Concernant la communauté du Renseignement français on retrouve : la Direction Générale de la Sécurité Extérieure (DGSE), la Direction du Renseignement et de la Sécurité de la Défense (DRSD), la Direction du Renseignement Militaire (DRM), la Direction Générale de la Sécurité Intérieure (DGSI), la Direction Nationale du Renseignement et des Enquêtes Douanières (DNRED), le Bureau Central du Renseignement Pénitentiaire (BCRP).
En ce qui concerne le Ministère de l’Intérieur la lutte anti-terroriste a été centralisée en quatre directions générales. La Direction Générale de la Police Nationale, elle-même segmentée en quatre sous-directions, la Préfecture de Police de Paris, la Direction Générale de la Gendarmerie Nationale composée de deux sous-directions et enfin la Direction Générale de la Sécurité Intérieure dans laquelle on retrouve la sous-direction du renseignement et la sous-direction judiciaire.

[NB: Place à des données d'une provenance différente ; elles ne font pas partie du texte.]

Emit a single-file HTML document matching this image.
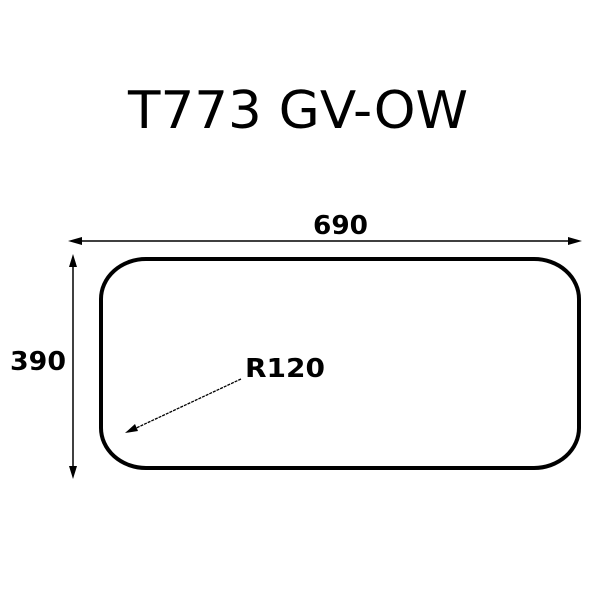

Cette multiplication des services rend le dispositif trop lourd et moins performant. Le renforcement de la DGSI est une piste à creuser, notamment par l’intégration de personnels d’autres services (police, gendarmerie, etc…) et par le rattachement de la Direction du Renseignement de la Préfecture de Police.
- Conclusion
En conclusion Louis CAPRIOLI dresse un avenir plutôt sombre, un avenir dans lequel nous devrons vivre avec cette menace permanente. Il constate que bien qu’affaiblis, les djihadistes salafistes ont diversifié leurs modes d’actions et reprendront tôt ou tard leurs attaques.. De nombreuses années seront nécessaires pour sortir de cette spirale délétère. Notre faiblesse principale ? Notre méconnaissance du religieux en tant qu’Occidentaux et notre incapacité à contrer la doctrine salafiste par un discours qui ferait écho aux combattants.